■ **What needs to be done**: Return all the data below as it stands, minus the pictures.

■ **Information shown**:
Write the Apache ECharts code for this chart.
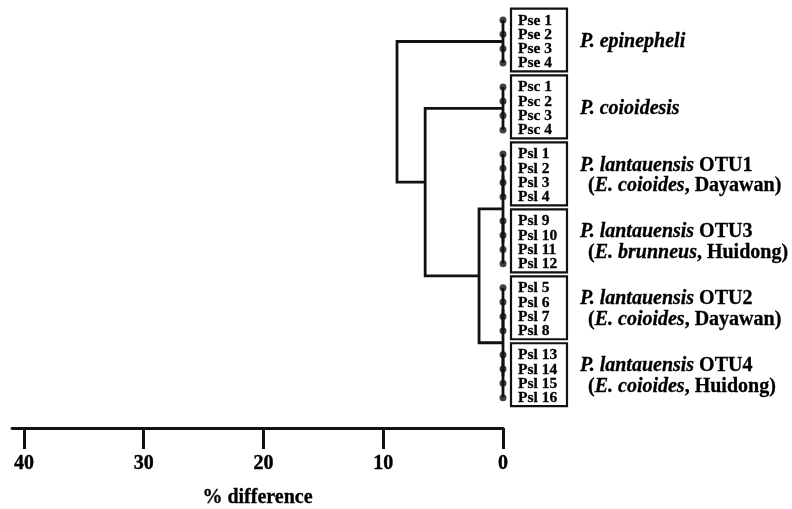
<!DOCTYPE html>
<html><head><meta charset="utf-8">
<script src="https://cdn.jsdelivr.net/npm/echarts@6/dist/echarts.min.js"></script>
<style>html,body{margin:0;padding:0;background:#fff}#c{width:792px;height:509px}</style>
</head><body><div id="c"></div>
<script>
// ---- data ----
const groupLeaves = [
  ['Pse 1','Pse 2','Pse 3','Pse 4'],
  ['Psc 1','Psc 2','Psc 3','Psc 4'],
  ['Psl 1','Psl 2','Psl 3','Psl 4'],
  ['Psl 9','Psl 10','Psl 11','Psl 12'],
  ['Psl 5','Psl 6','Psl 7','Psl 8'],
  ['Psl 13','Psl 14','Psl 15','Psl 16']
];
// rich-text lines for each group label
const groupLabels = [
  ['{i|P. epinepheli}'],
  ['{i|P. coioidesis}'],
  ['{i|P. lantauensis}{b| OTU1}', '{b|(}{i|E. coioides}{b|, Dayawan)}'],
  ['{i|P. lantauensis}{b| OTU3}', '{b|(}{i|E. brunneus}{b|, Huidong)}'],
  ['{i|P. lantauensis}{b| OTU2}', '{b|(}{i|E. coioides}{b|, Dayawan)}'],
  ['{i|P. lantauensis}{b| OTU4}', '{b|(}{i|E. coioides}{b|, Huidong)}']
];
// % difference within each group
const groupHeights = [0, 0, 0, 0, 0, 0];
// merges: [child A, child B, % difference]; clusters 0-5 are the groups, new clusters numbered 6..
const merges = [
  [2, 3, 0],
  [4, 5, 0],
  [6, 7, 2.0],
  [1, 8, 6.5],
  [0, 9, 8.85]
];
// where the parent branch attaches between its two children (0 = A, 1 = B)
const mergeAnchor = [0.5, 0.5, 0.5, 0.44, 0.5];
const xTicks = [0, 10, 20, 30, 40];

// ---- layout (leaf order positions) ----
const groupGap = 0.68;
const leafPos = [];   // [x, y, name]
const clusters = [];  // {h, y, y0, y1}
let idx = 0;
groupLeaves.forEach((g, gi) => {
  const ys = [];
  g.forEach(name => { const y = idx + groupGap * gi; leafPos.push([0, y, name]); ys.push(y); idx++; });
  clusters.push({ h: groupHeights[gi], y: (ys[0] + ys[ys.length - 1]) / 2, y0: ys[0], y1: ys[ys.length - 1] });
});
const links = []; // polylines [[x,y],...]
groupLeaves.forEach((g, gi) => {
  const c = clusters[gi];
  links.push([[c.h, c.y0], [c.h, c.y1]]);
});
merges.forEach((m, mi) => {
  const a = clusters[m[0]], b = clusters[m[1]];
  const h = m[2];
  const y = a.y + (b.y - a.y) * mergeAnchor[mi];
  links.push([[a.h, a.y], [h, a.y], [h, b.y], [b.h, b.y]]);
  clusters.push({ h: h, y: y });
});

const FONT = '"Liberation Serif", "Times New Roman", serif';
const chart = echarts.init(document.getElementById('c'), null, { renderer: 'canvas' });

chart.setOption({
  animation: false,
  backgroundColor: '#fff',
  grid: { left: 12, right: 289, top: 0, bottom: 81, containLabel: false, outerBoundsMode: 'none' },
  xAxis: {
    type: 'value', inverse: true, min: 0, max: 41, interval: 10, position: 'bottom',
    axisLine: { show: true, onZero: false, lineStyle: { color: '#111', width: 2.8 } },
    axisTick: { show: true, inside: false, length: 21, customValues: xTicks, lineStyle: { color: '#111', width: 3 } },
    axisLabel: {
      show: true, margin: 26, color: '#000', fontFamily: FONT, fontWeight: 'bold', fontSize: 20,
      textBorderColor: '#000', textBorderWidth: 0.4,
      customValues: xTicks
    },
    splitLine: { show: false },
    name: '% difference', nameLocation: 'middle', nameGap: 60,
    nameTextStyle: { color: '#000', fontFamily: FONT, fontWeight: 'bold', fontSize: 20, textBorderColor: '#000', textBorderWidth: 0.3 }
  },
  yAxis: {
    type: 'value', inverse: true, min: -1.4, max: 28.52, show: false
  },
  series: [
    {
      type: 'custom', name: 'tree', silent: true,
      data: links.map((l, i) => [i]),
      renderItem: (params, api) => {
        const pts = links[api.value(0)].map(p => api.coord(p));
        return { type: 'polyline', shape: { points: pts }, style: { stroke: '#111', lineWidth: 2.8, fill: null, lineJoin: 'miter' } };
      }
    },
    {
      type: 'scatter', name: 'leaves', silent: true,
      data: leafPos.map(p => [p[0], p[1]]),
      symbol: 'circle', symbolSize: 7,
      itemStyle: { color: '#111' }
    },
    {
      type: 'custom', name: 'boxes', silent: true,
      data: groupLeaves.map((g, i) => [i]),
      renderItem: (params, api) => {
        const gi = api.value(0);
        const c = clusters[gi];
        const p0 = api.coord([0, c.y0]);
        const p1 = api.coord([0, c.y1]);
        const pc = api.coord([0, c.y]);
        const children = [{
          type: 'rect',
          shape: { x: p0[0] + 8, y: p0[1] - 11.5, width: 56, height: p1[1] - p0[1] + 20 },
          style: { stroke: '#111', lineWidth: 2.2, fill: null }
        }];
        const startIdx = groupLeaves.slice(0, gi).reduce((s, g) => s + g.length, 0);
        groupLeaves[gi].forEach((name, k) => {
          const lp = api.coord([0, leafPos[startIdx + k][1]]);
          children.push({
            type: 'text',
            style: { x: lp[0] + 15, y: lp[1] + 0.5, text: name, fill: '#000',
              stroke: '#000', lineWidth: 0.3,
              font: 'bold 15.5px ' + FONT, verticalAlign: 'middle', align: 'left' }
          });
        });
        const lines = groupLabels[gi];
        lines.forEach((ln, k) => {
          const off = lines.length === 1 ? 0 : (k === 0 ? -10 : 10.5);
          children.push({
            type: 'text',
            style: {
              x: pc[0] + 77 + (k === 1 ? 8 : 0), y: pc[1] + off, text: ln,
              verticalAlign: 'middle', align: 'left', fill: '#000',
              rich: {
                i: { fontFamily: FONT, fontStyle: 'italic', fontWeight: 'bold', fontSize: 20, fill: '#000', stroke: '#000', lineWidth: 0.3 },
                b: { fontFamily: FONT, fontWeight: 'bold', fontSize: 20, fill: '#000', stroke: '#000', lineWidth: 0.3 }
              }
            }
          });
        });
        return { type: 'group', children: children };
      }
    }
  ]
});
</script>
</body></html>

■ **Written solution**:
Write the Apache ECharts code for this chart.
<!DOCTYPE html>
<html><head><meta charset="utf-8">
<script src="https://cdn.jsdelivr.net/npm/echarts@6/dist/echarts.min.js"></script>
<style>html,body{margin:0;padding:0;background:#fff}#c{width:792px;height:509px}</style>
</head><body><div id="c"></div>
<script>
// ---- data ----
const groupLeaves = [
  ['Pse 1','Pse 2','Pse 3','Pse 4'],
  ['Psc 1','Psc 2','Psc 3','Psc 4'],
  ['Psl 1','Psl 2','Psl 3','Psl 4'],
  ['Psl 9','Psl 10','Psl 11','Psl 12'],
  ['Psl 5','Psl 6','Psl 7','Psl 8'],
  ['Psl 13','Psl 14','Psl 15','Psl 16']
];
// rich-text lines for each group label
const groupLabels = [
  ['{i|P. epinepheli}'],
  ['{i|P. coioidesis}'],
  ['{i|P. lantauensis}{b| OTU1}', '{b|(}{i|E. coioides}{b|, Dayawan)}'],
  ['{i|P. lantauensis}{b| OTU3}', '{b|(}{i|E. brunneus}{b|, Huidong)}'],
  ['{i|P. lantauensis}{b| OTU2}', '{b|(}{i|E. coioides}{b|, Dayawan)}'],
  ['{i|P. lantauensis}{b| OTU4}', '{b|(}{i|E. coioides}{b|, Huidong)}']
];
// % difference within each group
const groupHeights = [0, 0, 0, 0, 0, 0];
// merges: [child A, child B, % difference]; clusters 0-5 are the groups, new clusters numbered 6..
const merges = [
  [2, 3, 0],
  [4, 5, 0],
  [6, 7, 2.0],
  [1, 8, 6.5],
  [0, 9, 8.85]
];
// where the parent branch attaches between its two children (0 = A, 1 = B)
const mergeAnchor = [0.5, 0.5, 0.5, 0.44, 0.5];
const xTicks = [0, 10, 20, 30, 40];

// ---- layout (leaf order positions) ----
const groupGap = 0.68;
const leafPos = [];   // [x, y, name]
const clusters = [];  // {h, y, y0, y1}
let idx = 0;
groupLeaves.forEach((g, gi) => {
  const ys = [];
  g.forEach(name => { const y = idx + groupGap * gi; leafPos.push([0, y, name]); ys.push(y); idx++; });
  clusters.push({ h: groupHeights[gi], y: (ys[0] + ys[ys.length - 1]) / 2, y0: ys[0], y1: ys[ys.length - 1] });
});
const links = []; // polylines [[x,y],...]
groupLeaves.forEach((g, gi) => {
  const c = clusters[gi];
  links.push([[c.h, c.y0], [c.h, c.y1]]);
});
merges.forEach((m, mi) => {
  const a = clusters[m[0]], b = clusters[m[1]];
  const h = m[2];
  const y = a.y + (b.y - a.y) * mergeAnchor[mi];
  links.push([[a.h, a.y], [h, a.y], [h, b.y], [b.h, b.y]]);
  clusters.push({ h: h, y: y });
});

const FONT = '"Liberation Serif", "Times New Roman", serif';
const chart = echarts.init(document.getElementById('c'), null, { renderer: 'canvas' });

chart.setOption({
  animation: false,
  backgroundColor: '#fff',
  grid: { left: 12, right: 289, top: 0, bottom: 81, containLabel: false, outerBoundsMode: 'none' },
  xAxis: {
    type: 'value', inverse: true, min: 0, max: 41, interval: 10, position: 'bottom',
    axisLine: { show: true, onZero: false, lineStyle: { color: '#111', width: 2.8 } },
    axisTick: { show: true, inside: false, length: 21, customValues: xTicks, lineStyle: { color: '#111', width: 3 } },
    axisLabel: {
      show: true, margin: 26, color: '#000', fontFamily: FONT, fontWeight: 'bold', fontSize: 20,
      textBorderColor: '#000', textBorderWidth: 0.4,
      customValues: xTicks
    },
    splitLine: { show: false },
    name: '% difference', nameLocation: 'middle', nameGap: 60,
    nameTextStyle: { color: '#000', fontFamily: FONT, fontWeight: 'bold', fontSize: 20, textBorderColor: '#000', textBorderWidth: 0.3 }
  },
  yAxis: {
    type: 'value', inverse: true, min: -1.4, max: 28.52, show: false
  },
  series: [
    {
      type: 'custom', name: 'tree', silent: true,
      data: links.map((l, i) => [i]),
      renderItem: (params, api) => {
        const pts = links[api.value(0)].map(p => api.coord(p));
        return { type: 'polyline', shape: { points: pts }, style: { stroke: '#111', lineWidth: 2.8, fill: null, lineJoin: 'miter' } };
      }
    },
    {
      type: 'scatter', name: 'leaves', silent: true,
      data: leafPos.map(p => [p[0], p[1]]),
      symbol: 'circle', symbolSize: 7,
      itemStyle: { color: '#111' }
    },
    {
      type: 'custom', name: 'boxes', silent: true,
      data: groupLeaves.map((g, i) => [i]),
      renderItem: (params, api) => {
        const gi = api.value(0);
        const c = clusters[gi];
        const p0 = api.coord([0, c.y0]);
        const p1 = api.coord([0, c.y1]);
        const pc = api.coord([0, c.y]);
        const children = [{
          type: 'rect',
          shape: { x: p0[0] + 8, y: p0[1] - 11.5, width: 56, height: p1[1] - p0[1] + 20 },
          style: { stroke: '#111', lineWidth: 2.2, fill: null }
        }];
        const startIdx = groupLeaves.slice(0, gi).reduce((s, g) => s + g.length, 0);
        groupLeaves[gi].forEach((name, k) => {
          const lp = api.coord([0, leafPos[startIdx + k][1]]);
          children.push({
            type: 'text',
            style: { x: lp[0] + 15, y: lp[1] + 0.5, text: name, fill: '#000',
              stroke: '#000', lineWidth: 0.3,
              font: 'bold 15.5px ' + FONT, verticalAlign: 'middle', align: 'left' }
          });
        });
        const lines = groupLabels[gi];
        lines.forEach((ln, k) => {
          const off = lines.length === 1 ? 0 : (k === 0 ? -10 : 10.5);
          children.push({
            type: 'text',
            style: {
              x: pc[0] + 77 + (k === 1 ? 8 : 0), y: pc[1] + off, text: ln,
              verticalAlign: 'middle', align: 'left', fill: '#000',
              rich: {
                i: { fontFamily: FONT, fontStyle: 'italic', fontWeight: 'bold', fontSize: 20, fill: '#000', stroke: '#000', lineWidth: 0.3 },
                b: { fontFamily: FONT, fontWeight: 'bold', fontSize: 20, fill: '#000', stroke: '#000', lineWidth: 0.3 }
              }
            }
          });
        });
        return { type: 'group', children: children };
      }
    }
  ]
});
</script>
</body></html>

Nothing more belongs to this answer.